The flexibility of three MIL-47(V)-type materials (MIL-47, COMOC-2, and COMOC-3) has been explored by constructing the pressure versus volume and free energy versus volume profiles at various temperatures ranging from 100 to 400 K. This is done with first-principles-based force fields using the recently proposed QuickFF parametrization protocol. Specific terms were added for the materials at hand to describe the asymmetry of the one-dimensional vanadium-oxide chain and to account for the flexibility of the organic linkers. The force fields are used in a series of molecular dynamics simulations at fixed volumes but varying unit cell shapes. The three materials show a distinct pressure–volume behavior, which underlines the ability to tune the mechanical properties by varying the linkers toward different applications such as nanosprings, dampers, and shock absorbers.

1. Introduction

Metal–organic frameworks (MOFs) are a class of nanoporous, crystalline materials consisting of inorganic moieties connected through organic linkers.13 Their diversity in chemical and physical properties, combined with the possibility to rationally design and synthesize them, makes MOFs an attractive field of research with many potential applications.47 An intriguing subclass of MOFs are those that display a large structural flexibility induced by various stimuli (temperature, pressure, guests, etc.), the so-called flexible or stimuli-responsive MOFs.713

Because an increasing number of MOFs are synthesized for the first time each year,14 and an even larger number of them have also been hypothesized,15 the true challenge consists of identifying materials for specific applications. In this respect, molecular simulations can play a very important role1619 in characterizing materials, understanding certain phenonema, and guiding the development of diverse applications. Although accurate first-principles calculations on MOFs are becoming more and more feasible,18,20 in many cases one is interested in time and length scales only accessible with molecular mechanics, i.e., force fields, and not with computationally more expensive electronic structure methods such as density functional theory (DFT). Nonetheless, the disadvantage of using force fields is that they need to be derived and parametrized properly, which is a nontrivial task that is typically accomplished using experimental and/or theoretical input. If the target is the study of stimuli-responsive MOFs, one has to construct a flexible force field, allowing the framework atoms to move, to describe the envisaged structural transformation. To date, several procedures for the construction of flexible force fields for MOFs have been proposed in the literature.2124 However, as recently pointed out by Coudert and Fuchs in a comprehensive review,19 there is a need for the systematic development of accurate force fields for stimuli-responsive MOFs. Despite various successful force field studies of stimuli-responsive MOFs (see e.g. refs (2533)), an easy way to obtain these force fields did not exist until recently.

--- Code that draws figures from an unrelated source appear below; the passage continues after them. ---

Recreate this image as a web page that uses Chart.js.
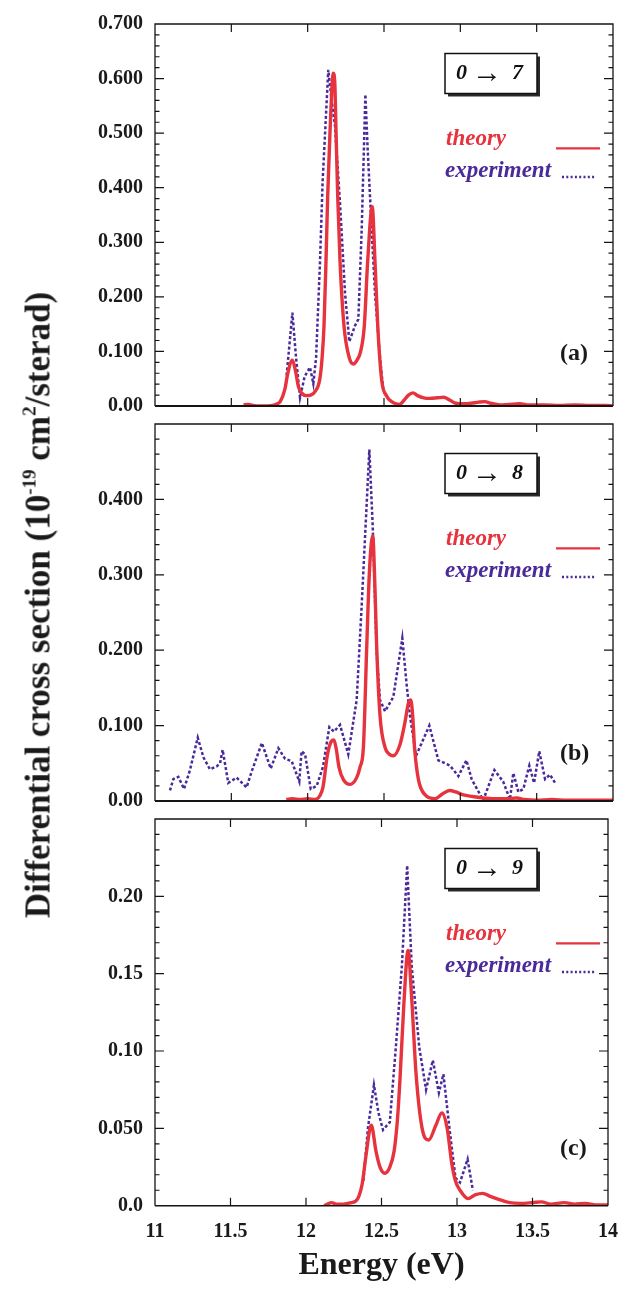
<!DOCTYPE html>
<html>
<head>
<meta charset="utf-8">
<script src="https://cdn.jsdelivr.net/npm/chart.js@4.4.1/dist/chart.umd.min.js"></script>
<style>
  body { margin: 0; background: #fff; }
  #wrap { position: relative; width: 632px; height: 1290px; overflow: hidden; background: #fff; }
  #wrap canvas { position: absolute; left: 0; }
  #ytitle {
    position: absolute; left: 38px; top: 605px;
    transform: translate(-50%, -50%) rotate(-90deg);
    font: bold 35px "Liberation Serif", "Times New Roman", serif;
    line-height: 35px; white-space: nowrap; color: #1a1a1a;
  }
  #ytitle sup { font-size: 19px; vertical-align: 14px; line-height: 0; }
</style>
</head>
<body>
<div id="wrap">
  <canvas id="panelA" width="632" height="430" style="top:0px"></canvas>
  <canvas id="panelB" width="632" height="425" style="top:400px"></canvas>
  <canvas id="panelC" width="632" height="495" style="top:795px"></canvas>
  <div id="ytitle">Differential cross section (10<sup>-19</sup> cm<sup>2</sup>/sterad)</div>
</div>
<script>
// shared energy axis
const xTicks = [11, 11.5, 12, 12.5, 13, 13.5, 14];
const xTickLabels = ['11', '11.5', '12', '12.5', '13', '13.5', '14'];

// panel (a) 0 -> 7
const yTicksA = [0, 0.1, 0.2, 0.3, 0.4, 0.5, 0.6, 0.7];
const yLabelsA = ['0.00', '0.100', '0.200', '0.300', '0.400', '0.500', '0.600', '0.700'];
const energyTheoryA = [11.58, 11.61, 11.64, 11.70, 11.77, 11.80, 11.82, 11.85, 11.87, 11.90, 11.92, 11.94, 11.96, 11.99, 12.02, 12.05, 12.08, 12.095, 12.107, 12.12, 12.131, 12.146, 12.168, 12.178, 12.186, 12.197, 12.212, 12.238, 12.273, 12.30, 12.325, 12.347, 12.371, 12.393, 12.423, 12.441, 12.459, 12.485, 12.518, 12.55, 12.58, 12.60, 12.63, 12.66, 12.69, 12.72, 12.76, 12.80, 12.85, 12.89, 12.93, 12.97, 13.02, 13.07, 13.12, 13.16, 13.20, 13.26, 13.32, 13.39, 13.45, 13.55, 13.65, 13.75, 13.85, 13.95, 14.0];
const theoryA = [0.002, 0.003, 0.001, 0, 0.001, 0.004, 0.008, 0.030, 0.060, 0.084, 0.065, 0.035, 0.024, 0.019, 0.020, 0.027, 0.050, 0.090, 0.147, 0.265, 0.383, 0.500, 0.610, 0.590, 0.500, 0.383, 0.265, 0.147, 0.088, 0.077, 0.085, 0.100, 0.147, 0.265, 0.365, 0.265, 0.147, 0.047, 0.018, 0.008, 0.004, 0.003, 0.010, 0.020, 0.024, 0.019, 0.015, 0.014, 0.015, 0.016, 0.011, 0.005, 0.004, 0.005, 0.007, 0.008, 0.005, 0.002, 0.003, 0.004, 0.002, 0.002, 0.001, 0.002, 0.001, 0.001, 0];
const energyExpA = [11.862, 11.90, 11.924, 11.95, 11.98, 12.015, 12.037, 12.055, 12.081, 12.098, 12.135, 12.157, 12.179, 12.212, 12.245, 12.273, 12.31, 12.332, 12.354, 12.378, 12.393, 12.419, 12.441, 12.474, 12.495];
const experimentA = [0.056, 0.171, 0.088, 0.015, 0.054, 0.071, 0.041, 0.088, 0.265, 0.412, 0.616, 0.560, 0.513, 0.371, 0.206, 0.118, 0.147, 0.159, 0.324, 0.571, 0.471, 0.324, 0.206, 0.088, 0.030];

// panel (b) 0 -> 8
const yTicksB = [0, 0.1, 0.2, 0.3, 0.4];
const yLabelsB = ['0.00', '0.100', '0.200', '0.300', '0.400'];
const energyTheoryB = [11.86, 11.90, 11.95, 12.00, 12.05, 12.08, 12.10, 12.13, 12.155, 12.172, 12.188, 12.205, 12.235, 12.277, 12.321, 12.343, 12.365, 12.387, 12.404, 12.426, 12.441, 12.452, 12.474, 12.507, 12.535, 12.561, 12.605, 12.637, 12.659, 12.675, 12.688, 12.70, 12.725, 12.77, 12.834, 12.88, 12.93, 12.97, 13.02, 13.08, 13.15, 13.22, 13.30, 13.37, 13.42, 13.50, 13.60, 13.70, 13.85, 14.00];
const theoryB = [0.002, 0.003, 0.002, 0.003, 0.002, 0.007, 0.018, 0.062, 0.079, 0.081, 0.068, 0.045, 0.028, 0.022, 0.031, 0.045, 0.071, 0.205, 0.302, 0.352, 0.281, 0.205, 0.113, 0.071, 0.062, 0.060, 0.075, 0.104, 0.129, 0.134, 0.113, 0.071, 0.029, 0.008, 0.003, 0.009, 0.014, 0.012, 0.008, 0.006, 0.004, 0.003, 0.003, 0.004, 0.002, 0.001, 0.002, 0.001, 0.001, 0.001];
const energyExpB = [11.098, 11.12, 11.153, 11.19, 11.229, 11.28, 11.317, 11.36, 11.404, 11.426, 11.443, 11.48, 11.535, 11.60, 11.633, 11.70, 11.758, 11.808, 11.852, 11.895, 11.945, 11.96, 11.983, 12.02, 12.059, 12.10, 12.142, 12.172, 12.212, 12.266, 12.321, 12.354, 12.404, 12.426, 12.452, 12.474, 12.507, 12.561, 12.62, 12.648, 12.67, 12.71, 12.797, 12.856, 12.932, 12.987, 13.04, 13.074, 13.15, 13.223, 13.28, 13.325, 13.347, 13.38, 13.413, 13.452, 13.483, 13.517, 13.555, 13.587, 13.627];
const experimentB = [0.014, 0.029, 0.032, 0.016, 0.041, 0.084, 0.058, 0.042, 0.046, 0.050, 0.068, 0.024, 0.031, 0.018, 0.039, 0.077, 0.043, 0.070, 0.056, 0.053, 0.026, 0.066, 0.062, 0.016, 0.020, 0.045, 0.098, 0.092, 0.101, 0.062, 0.134, 0.260, 0.466, 0.365, 0.197, 0.134, 0.119, 0.138, 0.216, 0.155, 0.113, 0.060, 0.100, 0.054, 0.047, 0.033, 0.054, 0.029, 0.001, 0.041, 0.026, 0.002, 0.037, 0.012, 0.016, 0.047, 0.024, 0.066, 0.029, 0.035, 0.022];

// panel (c) 0 -> 9
const yTicksC = [0, 0.05, 0.1, 0.15, 0.2];
const yLabelsC = ['0.0', '0.050', '0.10', '0.15', '0.20'];
const energyTheoryC = [12.12, 12.17, 12.20, 12.25, 12.30, 12.33, 12.35, 12.372, 12.398, 12.432, 12.464, 12.49, 12.522, 12.555, 12.583, 12.605, 12.622, 12.649, 12.676, 12.70, 12.729, 12.769, 12.813, 12.86, 12.90, 12.935, 12.966, 12.99, 13.02, 13.073, 13.12, 13.17, 13.22, 13.28, 13.35, 13.42, 13.50, 13.56, 13.62, 13.71, 13.78, 13.85, 13.92, 14.0];
const theoryC = [0, 0.002, 0.001, 0.001, 0.002, 0.003, 0.006, 0.014, 0.033, 0.052, 0.035, 0.025, 0.021, 0.025, 0.035, 0.055, 0.081, 0.132, 0.165, 0.134, 0.085, 0.050, 0.0425, 0.052, 0.060, 0.050, 0.027, 0.016, 0.010, 0.0046, 0.007, 0.008, 0.006, 0.004, 0.002, 0.0015, 0.002, 0.0025, 0.001, 0.002, 0.001, 0.0015, 0.0005, 0.0005];
const energyExpC = [12.38, 12.41, 12.45, 12.48, 12.51, 12.555, 12.595, 12.635, 12.67, 12.70, 12.75, 12.795, 12.84, 12.88, 12.91, 12.95, 12.99, 13.02, 13.07, 13.105];
const experimentC = [0.016, 0.050, 0.078, 0.060, 0.049, 0.054, 0.1025, 0.155, 0.220, 0.155, 0.1025, 0.075, 0.094, 0.073, 0.085, 0.050, 0.018, 0.015, 0.030, 0.010];

const red = '#e6333d';
const purple = '#4a2a9a';
const serif = '"Liberation Serif", "Times New Roman", serif';

function toXY(xs, ys) {
    return xs.map((x, i) => ({ x: x, y: ys[i] }));
}

// frame with inward ticks, transition box, legend and panel letter
const panelDecor = {
    id: 'panelDecor',
    afterDatasetsDraw(chart, args, opts) {
        const { ctx, chartArea: area } = chart;
        const x = chart.scales.x;
        const y = chart.scales.y;
        const top = area.top;
        ctx.save();
        ctx.strokeStyle = '#151515';
        ctx.lineWidth = 1.3;
        ctx.beginPath();
        ctx.moveTo(area.left, area.bottom);
        ctx.lineTo(area.left, area.top);
        ctx.lineTo(area.right, area.top);
        ctx.lineTo(area.right, area.bottom);
        ctx.stroke();
        ctx.lineWidth = opts.baseWidth;
        ctx.beginPath();
        ctx.moveTo(area.left, area.bottom);
        ctx.lineTo(area.right, area.bottom);
        ctx.stroke();

        ctx.lineWidth = 1.2;
        ctx.beginPath();
        xTicks.forEach(v => {
            const px = x.getPixelForValue(v);
            if (px <= area.left + 1 || px >= area.right - 1) return;
            ctx.moveTo(px, area.top);
            ctx.lineTo(px, area.top + 8);
            ctx.moveTo(px, area.bottom);
            ctx.lineTo(px, area.bottom - 8);
        });
        const n = Math.round(y.max / opts.minor);
        for (let i = 1; i < n; i++) {
            const v = i * opts.minor;
            const py = y.getPixelForValue(v);
            const major = opts.majors.some(m => Math.abs(m - v) < 1e-9);
            const len = major ? 9 : 4.5;
            ctx.moveTo(area.left, py);
            ctx.lineTo(area.left + len, py);
            ctx.moveTo(area.right, py);
            ctx.lineTo(area.right - len, py);
        }
        ctx.stroke();

        // transition box with drop shadow
        const bx = 445, by = top + 29.5, bw = 92, bh = 40;
        ctx.fillStyle = '#2a2a2a';
        ctx.fillRect(bx + 3, by + 3, bw, bh);
        ctx.fillStyle = '#fff';
        ctx.fillRect(bx, by, bw, bh);
        ctx.lineWidth = 1.5;
        ctx.strokeStyle = '#111';
        ctx.strokeRect(bx, by, bw, bh);
        ctx.fillStyle = '#111';
        ctx.textBaseline = 'middle';
        ctx.textAlign = 'left';
        ctx.font = 'italic bold 22px ' + serif;
        ctx.fillText('0', 456, by + 20);
        ctx.fillText(opts.level, 512, by + 20);
        ctx.textAlign = 'center';
        ctx.font = '30px ' + serif;
        ctx.fillText('\u2192', 487, by + 21);

        // legend
        const [th, ex] = chart.data.datasets;
        ctx.textAlign = 'left';
        ctx.textBaseline = 'alphabetic';
        ctx.font = 'italic bold 23px ' + serif;
        ctx.fillStyle = th.borderColor;
        ctx.fillText(th.label, 446, top + 121);
        ctx.fillStyle = ex.borderColor;
        ctx.fillText(ex.label, 445, top + 153);
        ctx.lineWidth = 2.2;
        ctx.strokeStyle = th.borderColor;
        ctx.beginPath();
        ctx.moveTo(556, top + 124.4);
        ctx.lineTo(600, top + 124.4);
        ctx.stroke();
        ctx.strokeStyle = ex.borderColor;
        ctx.lineWidth = 2.4;
        ctx.setLineDash([2, 2.3]);
        ctx.beginPath();
        ctx.moveTo(562, top + 153);
        ctx.lineTo(596, top + 153);
        ctx.stroke();
        ctx.setLineDash([]);

        // panel letter
        ctx.fillStyle = '#1a1a1a';
        ctx.font = 'bold 24px ' + serif;
        ctx.fillText(opts.letter, 560, top + 336);
        ctx.restore();
    }
};

function makePanel(id, cfg) {
    return new Chart(document.getElementById(id), { // eslint-disable-line
        type: 'line',
        data: {
            datasets: [
                {
                    label: 'theory',
                    data: toXY(cfg.theoryE, cfg.theory),
                    borderColor: red,
                    borderWidth: 3.4,
                    pointRadius: 0,
                    cubicInterpolationMode: 'monotone',
                    fill: false
                },
                {
                    label: 'experiment',
                    data: toXY(cfg.expE, cfg.exp),
                    borderColor: purple,
                    borderWidth: 2.5,
                    borderDash: [3, 2.2],
                    pointRadius: 0,
                    tension: 0,
                    fill: false
                }
            ]
        },
        options: {
            responsive: false,
            animation: false,
            devicePixelRatio: 1,
            layout: { padding: cfg.padding },
            plugins: {
                legend: { display: false },
                tooltip: { enabled: false },
                panelDecor: cfg.decor
            },
            scales: {
                x: {
                    type: 'linear',
                    min: 11,
                    max: 14,
                    display: cfg.showX,
                    afterBuildTicks: s => { s.ticks = xTicks.map(v => ({ value: v })); },
                    afterFit: s => { if (cfg.showX) s.height = 84.3; },
                    ticks: {
                        autoSkip: false,
                        maxRotation: 0,
                        minRotation: 0,
                        padding: 14,
                        color: '#1a1a1a',
                        font: { family: serif, size: 20, weight: 'bold' },
                        callback: (v, i) => xTickLabels[i]
                    },
                    grid: { display: false, drawTicks: false },
                    border: { display: false },
                    title: {
                        display: cfg.showX,
                        text: 'Energy (eV)',
                        color: '#1a1a1a',
                        font: { family: serif, size: 32, weight: 'bold' },
                        padding: { top: 0, bottom: 5 }
                    }
                },
                y: {
                    min: 0,
                    max: cfg.yMax,
                    afterBuildTicks: s => { s.ticks = cfg.yTicks.map(v => ({ value: v })); },
                    afterFit: s => { s.width = 155; },
                    ticks: {
                        autoSkip: false,
                        padding: 12,
                        color: '#1a1a1a',
                        font: { family: serif, size: 20, weight: 'bold' },
                        callback: (v, i) => cfg.yLabels[i]
                    },
                    grid: { display: false, drawTicks: false },
                    border: { display: false }
                }
            }
        },
        plugins: [panelDecor]
    });
}

makePanel('panelA', {
    theoryE: energyTheoryA, theory: theoryA, expE: energyExpA, exp: experimentA,
    yMax: 0.7, yTicks: yTicksA, yLabels: yLabelsA, showX: false,
    padding: { top: 17.3, bottom: 16.7, left: 0, right: 19 },
    decor: { minor: 0.02, majors: yTicksA, level: '7', letter: '(a)', baseWidth: 2.2 }
});

makePanel('panelB', {
    theoryE: energyTheoryB, theory: theoryB, expE: energyExpB, exp: experimentB,
    yMax: 0.5, yTicks: yTicksB, yLabels: yLabelsB, showX: false,
    padding: { top: 13.3, bottom: 15.7, left: 0, right: 19 },
    decor: { minor: 0.02, majors: yTicksB.concat([0.5]), level: '8', letter: '(b)', baseWidth: 2.2 }
});

makePanel('panelC', {
    theoryE: energyTheoryC, theory: theoryC, expE: energyExpC, exp: experimentC,
    yMax: 0.25, yTicks: yTicksC, yLabels: yLabelsC, showX: true,
    padding: { top: 14.3, bottom: 0, left: 0, right: 19 },
    decor: { minor: 0.01, majors: yTicksC.concat([0.25]), level: '9', letter: '(c)', baseWidth: 1.6 }
});
</script>
</body>
</html>
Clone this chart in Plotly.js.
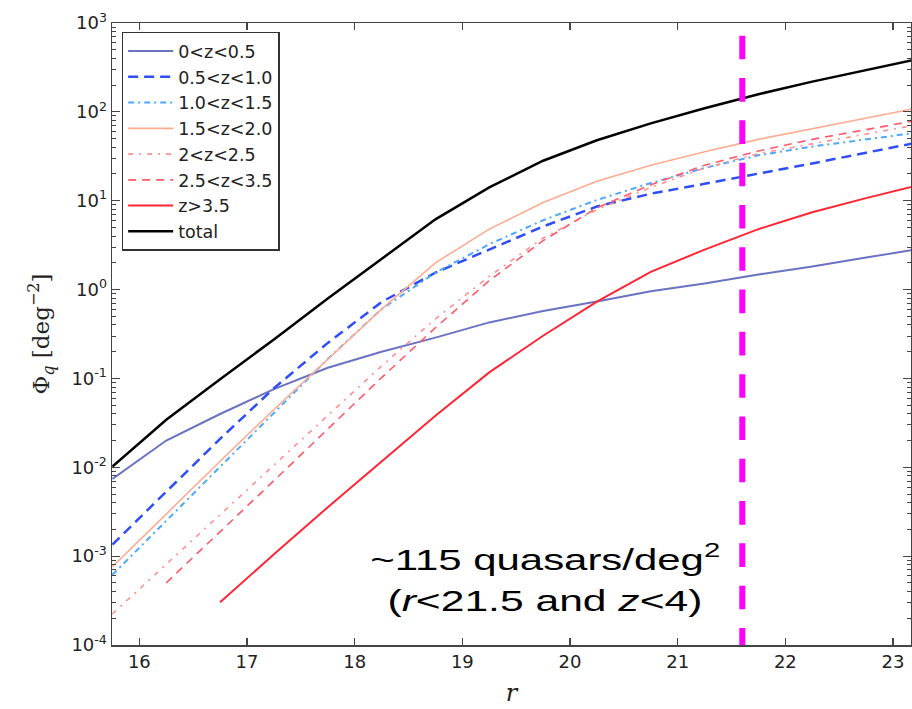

A variety of studies is available where generic force fields such as UFF34 (or UFF4MOF22), CVFF,35 and GAFF36 are used, which are slightly modified for the given purpose. They all succeed in reproducing qualitatively well the expected behavior, or at least give insight in the mechanism, but some features that are inherent to the material require more specific nongeneric force fields. A procedure, hereafter called QuickFF, to generate these force fields was only recently proposed by some of the presenting authors.24 In this work, we apply and extend QuickFF and show that it is possible to study the flexibility of guest-free MIL-47-type materials.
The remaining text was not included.